Listening to the Daylight Dies "Dismantling Devotion"-inspired (one of my all time favorite metal compositions) opener "The Indwelling Ascent" through the favorite "Whispering Spiritscapes", for instance, I am reminded of Romans 5:3-5, where "hardship produces endurance; and endurance, character; and character, hope and hope does not disappoint us, because the love of God has been poured out into our hearts" (REV), as Damon Good has, essentially, the same message lovingly proclaiming as if with the very voice of God to man, "My child, you are receiving the primal matter/Understand the blindness and the dejection of your first condition", appropriately "Lost Paradise/Gothic" Gregor MacIntosh’s (Paradise Lost) guitar Good/Hardwig melodies exchanging one for another in constant interplay amidst Good’s horrifying growls and Tim Call’s drums sounding like Metallica’s Lars Ulrich on "Master Of Puppets" all of which becomes more of a My Dying Bride-ish near slow death metal experience on the curiously church organ-introed "The Rubaiyat". Consider the gargantuan Daylight Dies-esque closer "A Picture of the Devouring Gloom Devouring the Spheres of Being" with over 22 minutes of melodies galore with the final one so heartrending yet hopeful I cried twice while listening to it or "Scripture of Exaltation and Punishment" heavily recalling Swallow The Sun’s "Empires Of Loneliness" though without the same oppressive hopelessness and, surprisingly, the title instrumental track journeying through progressive overtones of Fish’s Marillion. There’s much to explore here and having been exposed merely four times I fully realize I have barely scratched the surface of what truly is on offer, all with a fantastic, clean yet powerful production and mix whether reproduced outward or inward.
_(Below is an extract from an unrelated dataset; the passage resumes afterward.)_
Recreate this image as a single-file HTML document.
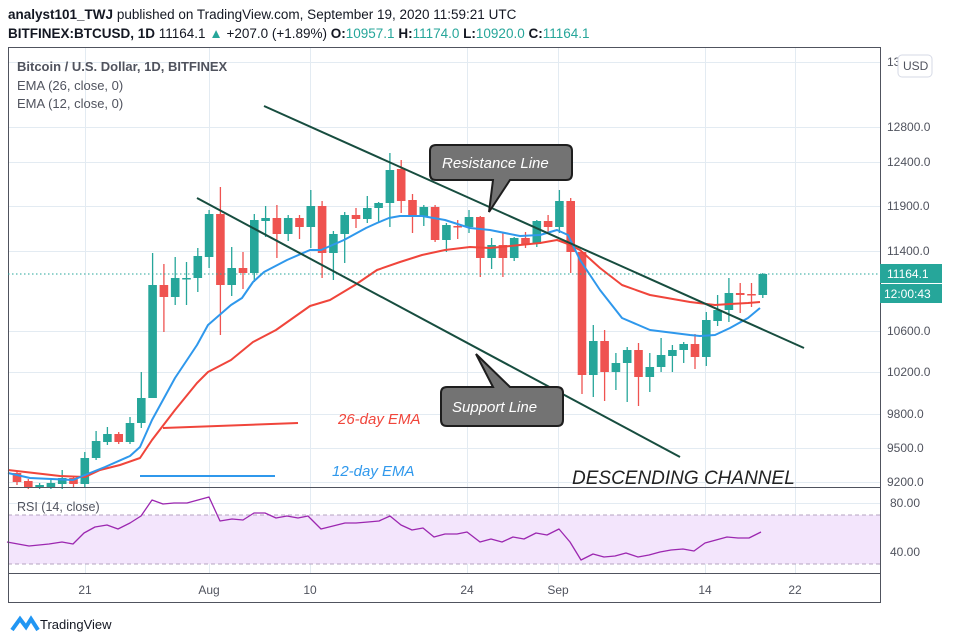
<!DOCTYPE html>
<html><head><meta charset="utf-8"><style>
body{margin:0;background:#fff;width:954px;height:644px;overflow:hidden;font-family:"Liberation Sans",sans-serif}
svg{position:absolute;left:0;top:0}
</style></head><body>
<svg id="s" width="954" height="644" xmlns="http://www.w3.org/2000/svg">
<rect width="954" height="644" fill="#fff"/>
<text x="8" y="19" font-size="13.5" fill="#131722"><tspan font-weight="bold">analyst101_TWJ</tspan> published on TradingView.com, September 19, 2020 11:59:21 UTC</text>
<text x="8" y="38" font-size="13.5" fill="#131722"><tspan font-weight="bold">BITFINEX:BTCUSD, 1D</tspan> 11164.1 <tspan fill="#26a69a">▲</tspan> +207.0 (+1.89%) <tspan font-weight="bold">O:</tspan><tspan fill="#26a69a">10957.1</tspan> <tspan font-weight="bold">H:</tspan><tspan fill="#26a69a">11174.0</tspan> <tspan font-weight="bold">L:</tspan><tspan fill="#26a69a">10920.0</tspan> <tspan font-weight="bold">C:</tspan><tspan fill="#26a69a">11164.1</tspan></text>
<g id="grid" stroke="#e3ebf2" stroke-width="1"></g>
<rect x="8" y="515" width="872" height="49" fill="#f3e5fc"/>
<line x1="8" y1="515" x2="880" y2="515" stroke="#b6a4c0" stroke-dasharray="4,3"/>
<line x1="8" y1="564" x2="880" y2="564" stroke="#b6a4c0" stroke-dasharray="4,3"/>
<g id="c"></g>
<g id="l"></g>
<rect x="8.5" y="47.5" width="872" height="555" fill="none" stroke="#50535e"/>
<line x1="8" y1="487.5" x2="880" y2="487.5" stroke="#50535e"/>
<line x1="8" y1="573.5" x2="880" y2="573.5" stroke="#50535e"/>
<text x="17" y="71" font-size="13" fill="#50535e" font-weight="bold">Bitcoin / U.S. Dollar, 1D, BITFINEX</text>
<text x="17" y="90" font-size="13" fill="#50535e">EMA (26, close, 0)</text>
<text x="17" y="108" font-size="13" fill="#50535e">EMA (12, close, 0)</text>
<text x="17" y="511" font-size="12.5" fill="#50535e">RSI (14, close)</text>
<g font-size="12" fill="#50535e" text-anchor="middle">
<text x="85" y="594">21</text><text x="209" y="594">Aug</text><text x="310" y="594">10</text><text x="467" y="594">24</text><text x="558" y="594">Sep</text><text x="705" y="594">14</text><text x="795" y="594">22</text>
</g>
<g font-size="12" fill="#50535e">
<text x="887" y="131">12800.0</text><text x="887" y="166">12400.0</text><text x="887" y="210">11900.0</text><text x="887" y="255">11400.0</text><text x="887" y="335">10600.0</text><text x="887" y="376">10200.0</text><text x="887" y="418">9800.0</text><text x="887" y="452">9500.0</text><text x="887" y="486">9200.0</text><text x="887" y="66">13200.0</text>
<text x="890" y="507">80.00</text><text x="890" y="556">40.00</text>
</g>
<rect x="898" y="55" width="34" height="22" rx="4" fill="#fff" stroke="#d6dae6"/>
<text x="903" y="70" font-size="12" fill="#50535e">USD</text>
<rect x="880" y="264" width="62" height="19" fill="#26a69a"/>
<text x="887" y="278" font-size="12" fill="#fff">11164.1</text>
<rect x="880" y="284" width="62" height="19" fill="#26a69a"/>
<text x="884" y="298" font-size="12" fill="#fff">12:00:43</text>
<line x1="8" y1="274" x2="880" y2="274" stroke="#26a69a" stroke-dasharray="1.5,2.5"/>
<line x1="264" y1="106" x2="804" y2="348" stroke="#174d3f" stroke-width="2"/>
<line x1="197" y1="198" x2="680" y2="457" stroke="#174d3f" stroke-width="2"/>
<line x1="163" y1="428" x2="298" y2="423" stroke="#f0453b" stroke-width="2"/>
<line x1="140" y1="476" x2="275" y2="476" stroke="#2f98ec" stroke-width="2"/>
<text x="338" y="424" font-size="15" font-style="italic" fill="#f0453b">26-day EMA</text>
<text x="332" y="476" font-size="15" font-style="italic" fill="#2f98ec">12-day EMA</text>
<text x="572" y="484" font-size="19" font-style="italic" fill="#222">DESCENDING CHANNEL</text>
<path d="M436,145 H566 Q572,145 572,151 V174 Q572,180 566,180 H510 L489,212 L493,180 H436 Q430,180 430,174 V151 Q430,145 436,145 Z" fill="#737373" stroke="#1e1e1e" stroke-width="2"/>
<text x="442" y="168" font-size="15" font-style="italic" fill="#fff">Resistance Line</text>
<path d="M447,387 H493 L476,354 L510,387 H557 Q563,387 563,393 V420 Q563,426 557,426 H447 Q441,426 441,420 V393 Q441,387 447,387 Z" fill="#737373" stroke="#1e1e1e" stroke-width="2"/>
<text x="452" y="412" font-size="15" font-style="italic" fill="#fff">Support Line</text>
<path d="M12,630 L20,619 L26,627 L31,619 L38,630" fill="none" stroke="#2196f3" stroke-width="4"/>
<text x="40" y="629" font-size="13" fill="#131722">TradingView</text>
</svg>
<script>
var NS="http://www.w3.org/2000/svg";
function el(p,t,a){var e=document.createElementNS(NS,t);for(var k in a)e.setAttribute(k,a[k]);p.appendChild(e);return e;}
var g=document.getElementById("grid");
[62,127,162,206,251,331,372,414,448,482,503,552].forEach(function(y){el(g,"line",{x1:8,x2:880,y1:y+.5,y2:y+.5});});
[85,209,310,467,558,705,795].forEach(function(x){el(g,"line",{x1:x+.5,x2:x+.5,y1:47,y2:573});});
var C=[[473,482,471,485,0],[481,487,479,489,0],[487,485,483,489,1],[487,483,480,489,1],[484,478,470,489,1],[478,484,476,488,0],[484,458,452,488,1],[458,441,431,460,1],[442,434,427,445,1],[434,442,432,444,0],[442,423,417,444,1],[423,398,372,428,1],[398,285,253,398,1],[285,297,264,332,0],[297,278,257,305,1],[279,278,262,305,1],[278,256,248,292,1],[257,214,210,268,1],[214,285,187,335,0],[285,268,247,296,1],[268,273,252,289,0],[273,220,214,282,1],[221,218,206,237,1],[218,234,205,258,0],[234,218,215,241,1],[218,227,215,239,0],[227,206,190,248,1],[206,253,201,278,0],[253,234,231,280,1],[234,215,212,263,1],[215,219,208,228,0],[219,208,196,223,1],[208,203,202,223,1],[203,170,153,227,1],[169,201,160,213,0],[200,217,194,233,0],[217,207,205,226,1],[207,240,205,242,0],[240,225,223,252,1],[226,227,220,239,0],[227,217,210,233,1],[217,258,216,277,0],[258,245,238,269,1],[245,258,232,277,0],[258,238,237,261,1],[238,244,232,248,0],[244,221,220,247,1],[221,227,215,232,0],[227,201,190,233,1],[201,252,198,273,0],[252,375,252,394,0],[375,341,325,397,1],[341,372,330,401,0],[372,363,353,390,1],[363,350,347,402,1],[350,377,343,406,0],[377,367,353,392,1],[367,355,338,372,1],[356,350,345,372,1],[350,344,342,363,1],[344,357,334,369,0],[357,320,312,366,1],[321,310,295,326,1],[310,293,278,322,1],[293,295,283,313,0],[294,295,283,307,0],[295,274,273,298,1]];
var cg=document.getElementById("c");
C.forEach(function(c,i){var x=17+i*11.3;var col=c[4]?"#26a69a":"#ef5350";
el(cg,"line",{x1:x,x2:x,y1:c[2],y2:c[3],stroke:col,"stroke-width":1.3});
var t=Math.min(c[0],c[1]),h=Math.max(1.5,Math.abs(c[0]-c[1]));
el(cg,"rect",{x:x-4.3,y:t,width:8.6,height:h,fill:col});});
var lg=document.getElementById("l");
function pl(pts,col,w){el(lg,"polyline",{points:pts.map(function(p){return p.join(",")}).join(" "),fill:"none",stroke:col,"stroke-width":w,"stroke-linejoin":"round"});}
pl([[8,470],[60,476],[85,477],[100,470],[120,465],[140,458],[152,440],[175,410],[197,383],[208,372],[231,360],[253,342],[276,330],[310,306],[330,300],[355,285],[377,270],[400,262],[422,255],[445,250],[470,247],[490,248],[520,245],[540,243],[557,240],[568,244],[580,250],[600,268],[622,285],[650,295],[690,302],[715,305],[730,304],[748,303],[760,302]],"#f0453b",2);
pl([[8,473],[30,478],[73,480],[85,475],[105,467],[130,456],[140,447],[152,420],[175,378],[197,345],[208,325],[231,305],[242,298],[253,282],[264,272],[287,260],[310,250],[321,250],[344,240],[366,228],[377,223],[389,218],[400,216],[422,216],[445,220],[470,228],[490,230],[520,236],[540,235],[557,230],[568,235],[580,260],[600,290],[622,318],[650,330],[690,335],[700,336],[715,335],[730,328],[748,318],[760,308]],"#2f98ec",2);
pl([[7,542],[29,546],[49,544],[62,542],[73,544],[84,533],[95,527],[107,525],[118,529],[130,523],[141,516],[152,500],[163,504],[174,503],[187,503],[209,497],[220,521],[232,519],[243,520],[254,513],[265,513],[276,518],[287,516],[298,518],[308,516],[321,529],[333,526],[345,523],[356,523],[368,522],[379,521],[390,516],[401,525],[412,530],[423,528],[434,537],[445,534],[457,534],[467,532],[480,542],[491,539],[502,542],[513,537],[524,539],[536,533],[547,535],[559,529],[570,542],[581,560],[593,554],[604,557],[615,556],[626,553],[638,557],[649,555],[660,552],[671,550],[683,549],[694,551],[705,543],[716,540],[727,537],[738,538],[749,538],[761,532]],"#9c27b0",1.3);
</script>
</body></html>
"The Incubus Of Karma" has, in my view, only one flaw: it is so vast, so complex and so long (nearly 80 minutes!), with the tracks, though with peaks and valleys, ebbs and flows within nearly each track, following generally the same pattern, as if there was a madness to this method, not the other way around, that these hypnotic and psychedelic overtures can lul both body and mind to sleep, in this sort of trance that Tibetan Buddhist monks can achieve through prayer and meditation whereby your consciousness seemingly slips away (in truth, you actually become MORE conscious) and you have to rewind and re-listen to give a fair assesment. Admittedly, this trance is very relaxing and uplifting, like a pleasant epic dream you don’t ever want to wake up from, the state of both non-existence and the truest presence or as if you ceased to exist but from the inside of a whirlwind of simultaneously hopeless and hopeful current or energy. This curious state is something I also get from Descend Into Despair’s "The Bearer Of All Storms" or Mar De Grises’ "Streams Inwards". Now, that I dressed this idea in words, I am only partially persuaded that this an actual flaw, but still, I am comfortable with the score.
"The Incubus Of Karma" is an excellent record, a tremendous achievement that, while certainly a masterpiece, feels a little overextended. Of course, you can always call me a funeral doom layman and you are free to do so, but, in any case, I highly recommend this disc if you love beautiful, melodic, hypnotic, deeply spiritual and emotional music.